I've been kicking around the idea that maybe this should be the bulk of the training used to promote striking. Getting as much energy into the strikes you can land might be more important than getting as much energy into the strikes you want to land. Meaning you might not have three good feet to power a right cross into someone's temple, but you might have one foot to power your fist into someone's kidney. If we use structure to power our techniques than we should focus on strengthening our stances and knowing where we can generate the most power in all positions.


It's funny that I remember reading this somewhere when I was 16 in what was probably an article in Black Belt magazine most likely titled "How to get Monster Power" or something and how I remembered being let down that all it entailed was leaning up against walls. It seemed incredibly boring.
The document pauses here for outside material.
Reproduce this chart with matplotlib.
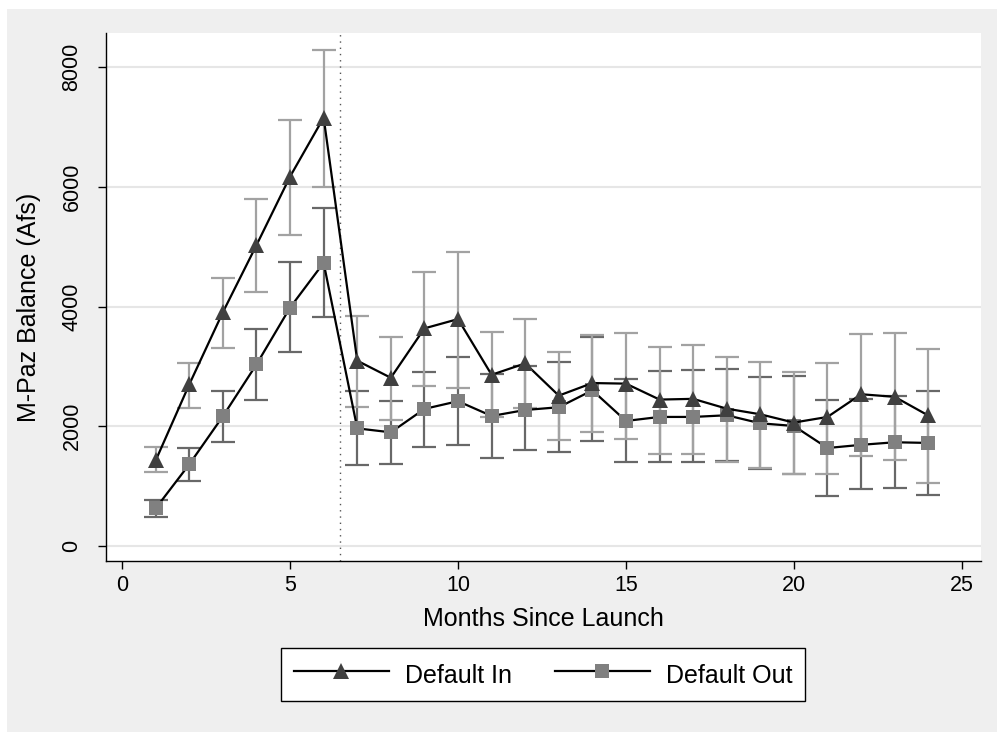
import matplotlib
matplotlib.use("Agg")
import matplotlib.pyplot as plt
from matplotlib.lines import Line2D
from matplotlib.patches import Rectangle
import numpy as np

plt.rcParams['font.family'] = ['Liberation Sans', 'DejaVu Sans']

# ---- data ----
months = list(range(1, 25))
in_mean = [1430, 2700, 3905, 5025, 6170, 7155, 3095, 2810, 3635, 3790, 2860, 3050,
           2512, 2722, 2712, 2446, 2458, 2294, 2200, 2062, 2156, 2535, 2492, 2180]
in_lo = [1230, 2298, 3313, 4239, 5194, 6000, 2324, 2106, 2670, 2642, 2160, 2300,
         1777, 1905, 1793, 1542, 1536, 1410, 1298, 1210, 1201, 1500, 1431, 1061]
in_hi = [1650, 3063, 4478, 5791, 7116, 8280, 3848, 3497, 4581, 4916, 3575, 3790,
         3246, 3525, 3564, 3324, 3363, 3156, 3075, 2905, 3062, 3545, 3553, 3285]
out_mean = [630, 1365, 2167, 3033, 3982, 4730, 1965, 1899, 2290, 2419, 2172, 2272,
            2318, 2600, 2089, 2156, 2156, 2184, 2050, 2005, 1637, 1690, 1733, 1722]
out_lo = [485, 1082, 1731, 2436, 3236, 3821, 1350, 1374, 1659, 1687, 1472, 1597,
          1570, 1749, 1397, 1397, 1397, 1425, 1290, 1205, 838, 950, 961, 856]
out_hi = [765, 1635, 2585, 3624, 4746, 5642, 2592, 2419, 2911, 3157, 2870, 3000,
          3078, 3492, 2782, 2922, 2933, 2955, 2829, 2840, 2441, 2460, 2510, 2597]
cutoff = 6.5
xticks = [0, 5, 10, 15, 20, 25]
yticks = [0, 2000, 4000, 6000, 8000]
series_names = ["Default In", "Default Out"]

W, H = 997, 732
fig = plt.figure(figsize=(W / 100, H / 100), dpi=100)
fig.patch.set_facecolor('white')
fig.patches.append(Rectangle((7 / W, 0), 1, 1 - 9 / H, transform=fig.transFigure,
                             facecolor='#efefef', edgecolor='none', zorder=-10))

L, R, T, B = 106, 981, 33, 561
ax = fig.add_axes([L / W, 1 - B / H, (R - L) / W, (B - T) / H])
ax.set_facecolor('white')

mi = np.array(in_mean); mo = np.array(out_mean)
ax.errorbar(months, mo, yerr=[mo - np.array(out_lo), np.array(out_hi) - mo], fmt='none',
            ecolor='#686868', elinewidth=1.6, capsize=8.5, capthick=1.6, zorder=2)
ax.errorbar(months, mi, yerr=[mi - np.array(in_lo), np.array(in_hi) - mi], fmt='none',
            ecolor='#a2a2a2', elinewidth=1.6, capsize=8.5, capthick=1.6, zorder=3)
ax.plot(months, out_mean, color='black', lw=1.6, marker='s', ms=9.5,
        mfc='#808080', mec='#808080', mew=0, zorder=4)
ax.plot(months, in_mean, color='black', lw=1.6, marker='^', ms=12,
        mfc='#404040', mec='#404040', mew=0, zorder=5)

ax.axvline(cutoff, color='#555555', lw=1.0, ls=(0, (1, 3.5)), zorder=1)

ax.set_xlim(-0.48, 25.57)
ax.set_ylim(-250, 8568)
ax.set_xticks(xticks)
ax.set_yticks(yticks)
ax.yaxis.grid(True, color='#e6e6e6', lw=1.5)
ax.set_axisbelow(True)
for s in ['top', 'right']:
    ax.spines[s].set_visible(False)
for s in ['left', 'bottom']:
    ax.spines[s].set_color('black')
    ax.spines[s].set_linewidth(1.0)

ax.tick_params(axis='both', direction='out', length=6, width=1, colors='black',
               labelsize=15.5, pad=4)
ax.tick_params(axis='y', labelrotation=90, pad=11)
for lab in ax.get_yticklabels():
    lab.set_va('center')

ax.set_xlabel('Months Since Launch', fontsize=18, labelpad=8)
ax.set_ylabel('M-Paz Balance (Afs)', fontsize=18)
ax.yaxis.set_label_coords(-0.074, 0.481)

handles = [
    Line2D([], [], color='black', lw=1.6, marker='^', ms=12, mfc='#404040', mec='#404040', mew=0),
    Line2D([], [], color='black', lw=1.6, marker='s', ms=9.5, mfc='#808080', mec='#808080', mew=0),
]
lx0, lx1, ly0, ly1 = 281, 805, 645, 704
leg = fig.legend(handles, series_names, loc='center', ncol=2, mode='expand',
                 bbox_to_anchor=(lx0 / W, 1 - ly1 / H, (lx1 - lx0) / W, (ly1 - ly0) / H),
                 bbox_transform=fig.transFigure, fontsize=18, frameon=True,
                 fancybox=False, framealpha=1, edgecolor='black', facecolor='white',
                 handlelength=3.8, handletextpad=0.65, columnspacing=1.7,
                 handleheight=1.4, borderpad=0.5, borderaxespad=0, numpoints=1)
leg.get_frame().set_linewidth(1.0)

fig.savefig('out.png', dpi=100, facecolor=fig.get_facecolor())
Luckily I feel that I'm wise enough to know that just because something can be boring doesn't mean that it's useless.

Tuesday, December 1, 2015

The Dichotomy of the Single Kata

Single kata practice requires a different state of mind than other types of karate. The kata repetitions, the focus on particular movements and the hojo undo make up the completeness of your karate. It becomes where your karate both begins and ends. There are no other kata waiting in the wings to begin polishing, there's no upcoming belt test, no ranking, no sensei to give you a different application now and then for a movement. There is only you and your kata. Deeper understanding comes, but the movements remain the same. It becomes both the journey and the goal itself. If one never has to use their kata to defend themselves, which is the best of all possible scenarios than the practice of kata becomes the culmination of ones training. The practice, the repetitions, the movements and the hojo undo, will impact your life more, if a tragic event never occurs.

This means one must be both satisfied with their practice and unsatisfied as well. They must be satisfied completely with the kata as it stands. Whether it be the first time, or the 10,000th time the kata will be the same but each is also different, each is new. One must also be unsatisfied with the level of their knowledge. One must ask the question why? Every movement becomes a study, a riddle that needs to be uncovered, learned and then perfected.

It becomes moving meditation and violence together, one inseparable from each other and supporting each other.